Let's dissect this absurdist theatre, shall we? Israel and Lebanon sign a ceasefire. This is like two drunk uncles agreeing to stop fighting at a wedding, only for their respective wives to start a separate brawl in the kitchen. Hezbollah is that wife, but with a lot more rockets and a lot less sensibility.
The deal itself was a masterpiece of diplomatic vagueness. It called for a 'cessation of hostilities' and 'confidence-building measures'. In other words, everyone promises to stop shooting for a bit, and maybe, just maybe, someone will build a school. But Hezbollah saw through this flimsy tapestry of good intentions and demanded a 'comprehensive solution' that includes, presumably, the removal of Israel from the map and a guaranteed supply of free pita bread.
This rejection is a gift to the hawks on all sides. In Tel Aviv, hardliners are clinking glasses, celebrating Hezbollah's intransigence as proof that 'you can't negotiate with terrorists'. In Tehran, the mullahs are doing a little jig, delighted that their proxy force is still in the game of destabilisation. And in the streets of Lebanon, the people are sighing, because they know this means more bombed-out buildings and fewer tourists.
But let's not forget the sheer theatricality of it all.
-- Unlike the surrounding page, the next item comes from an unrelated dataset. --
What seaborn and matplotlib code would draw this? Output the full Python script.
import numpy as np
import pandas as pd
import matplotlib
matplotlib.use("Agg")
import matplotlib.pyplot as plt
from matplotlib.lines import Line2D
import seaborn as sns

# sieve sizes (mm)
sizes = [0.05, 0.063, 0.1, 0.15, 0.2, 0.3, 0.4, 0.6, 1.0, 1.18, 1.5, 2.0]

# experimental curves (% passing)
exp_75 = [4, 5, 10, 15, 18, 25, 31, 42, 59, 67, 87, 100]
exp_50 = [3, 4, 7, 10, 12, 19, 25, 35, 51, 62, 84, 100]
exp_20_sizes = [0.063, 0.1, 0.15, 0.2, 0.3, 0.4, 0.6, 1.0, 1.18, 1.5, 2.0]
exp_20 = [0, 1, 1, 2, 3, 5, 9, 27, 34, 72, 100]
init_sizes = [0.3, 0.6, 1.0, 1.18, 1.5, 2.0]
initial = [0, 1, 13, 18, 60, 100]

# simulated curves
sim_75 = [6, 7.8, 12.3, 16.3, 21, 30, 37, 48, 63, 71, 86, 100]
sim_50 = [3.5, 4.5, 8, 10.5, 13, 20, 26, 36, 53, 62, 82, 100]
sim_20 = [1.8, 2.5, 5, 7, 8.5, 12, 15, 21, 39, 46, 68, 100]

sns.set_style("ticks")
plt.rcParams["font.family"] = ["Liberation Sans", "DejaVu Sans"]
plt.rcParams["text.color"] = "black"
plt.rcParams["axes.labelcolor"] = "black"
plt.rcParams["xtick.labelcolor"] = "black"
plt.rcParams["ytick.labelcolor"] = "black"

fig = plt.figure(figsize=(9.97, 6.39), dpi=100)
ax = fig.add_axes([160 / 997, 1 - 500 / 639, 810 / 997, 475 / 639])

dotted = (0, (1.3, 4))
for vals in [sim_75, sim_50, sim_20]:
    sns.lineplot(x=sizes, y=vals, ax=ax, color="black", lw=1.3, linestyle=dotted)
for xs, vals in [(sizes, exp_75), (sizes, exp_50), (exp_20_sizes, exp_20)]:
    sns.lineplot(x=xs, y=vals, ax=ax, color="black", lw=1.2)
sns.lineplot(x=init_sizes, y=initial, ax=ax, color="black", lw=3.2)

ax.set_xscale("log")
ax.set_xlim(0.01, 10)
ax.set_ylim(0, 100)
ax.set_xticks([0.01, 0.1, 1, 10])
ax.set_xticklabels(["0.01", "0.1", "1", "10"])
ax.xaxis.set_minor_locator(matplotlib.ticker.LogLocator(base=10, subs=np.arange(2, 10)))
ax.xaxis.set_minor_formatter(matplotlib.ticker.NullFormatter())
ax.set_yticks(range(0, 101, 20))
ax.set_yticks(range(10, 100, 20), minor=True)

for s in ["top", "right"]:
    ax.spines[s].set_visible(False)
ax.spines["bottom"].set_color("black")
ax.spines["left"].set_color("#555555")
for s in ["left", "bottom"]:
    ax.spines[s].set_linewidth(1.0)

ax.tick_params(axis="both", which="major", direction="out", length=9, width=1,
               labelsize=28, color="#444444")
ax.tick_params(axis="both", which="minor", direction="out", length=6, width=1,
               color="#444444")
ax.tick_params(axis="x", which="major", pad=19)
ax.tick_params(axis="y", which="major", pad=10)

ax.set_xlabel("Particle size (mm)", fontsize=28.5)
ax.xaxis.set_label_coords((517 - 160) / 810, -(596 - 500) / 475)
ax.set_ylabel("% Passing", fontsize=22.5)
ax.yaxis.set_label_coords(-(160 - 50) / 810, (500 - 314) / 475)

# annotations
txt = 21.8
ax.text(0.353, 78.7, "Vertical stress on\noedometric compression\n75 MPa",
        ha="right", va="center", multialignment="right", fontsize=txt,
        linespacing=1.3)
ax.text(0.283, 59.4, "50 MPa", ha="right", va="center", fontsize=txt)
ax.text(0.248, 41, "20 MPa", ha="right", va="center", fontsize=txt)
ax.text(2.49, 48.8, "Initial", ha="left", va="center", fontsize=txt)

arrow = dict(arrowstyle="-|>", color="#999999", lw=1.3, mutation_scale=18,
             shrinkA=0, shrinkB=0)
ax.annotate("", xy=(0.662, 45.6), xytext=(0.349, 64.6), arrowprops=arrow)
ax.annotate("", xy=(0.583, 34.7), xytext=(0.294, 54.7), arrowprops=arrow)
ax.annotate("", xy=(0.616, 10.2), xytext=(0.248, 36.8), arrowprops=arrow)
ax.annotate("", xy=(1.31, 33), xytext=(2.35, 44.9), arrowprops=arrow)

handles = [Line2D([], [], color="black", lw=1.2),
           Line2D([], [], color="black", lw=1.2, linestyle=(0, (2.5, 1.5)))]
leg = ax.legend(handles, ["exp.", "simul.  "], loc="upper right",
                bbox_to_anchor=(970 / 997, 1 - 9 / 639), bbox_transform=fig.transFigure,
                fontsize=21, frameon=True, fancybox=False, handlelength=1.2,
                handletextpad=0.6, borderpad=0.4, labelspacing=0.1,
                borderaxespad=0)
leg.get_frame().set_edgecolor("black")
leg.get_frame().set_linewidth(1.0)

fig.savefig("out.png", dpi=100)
Hezbollah's leader, Hassan Nasrallah, delivered his rejection via a video link, probably from a bunker deep underground, surrounded by portraits of deceased Iranian generals and a well-stocked minibar. He spoke of 'sacrifice' and 'resistance', his beard trembling with righteous fury, while somewhere in a studio, a producer added dramatic background music.
The Lebanese government, meanwhile, has been left looking like a hapless waiter who brought the wrong dish. They signed the deal, but forgot to check with the kitchen. Now they're stuck with a plate of diplomatic ruin and no tip. Prime Minister Najib Mikati, a man whose hair seems to be in a permanent state of exasperation, is now forced to explain to the international community that, yes, his government signed a deal, but no, they don't control the people with the rocket launchers. It's like a parent saying, 'I told my teenager to be home by midnight, but they've got my car keys and a Molotov cocktail'.
And what of the poor mediators? The UN, the US, the EU, and a bewildered looking bloke from Norway who thought he was just there for the falafels. They crafted a document that was supposed to bring peace, but instead has brought a headache. They'll now go back to the drawing board, which is just a whiteboard with 'Why do we bother?' written in Sharpie.
In the grand theatre of Middle East peace, this is just another act. The curtain has fallen, the audience groans, and we all wait for the inevitable sequel: 'Ceasefire 2: The Rejection of the Rejection'. Until then, the rockets will keep flying, the diplomats will keep talking, and this gonzo journalist will keep drinking gin, because some stories are only tolerable when viewed through a prism of alcoholic haze.
Hezbollah's rejection isn't just a political statement; it's a piece of performance art. It's Beckett meets Bazooka. And we are all unwilling spectators, trapped in the front row with no way out, watching the madness unfold one absurd ceasefire at a time.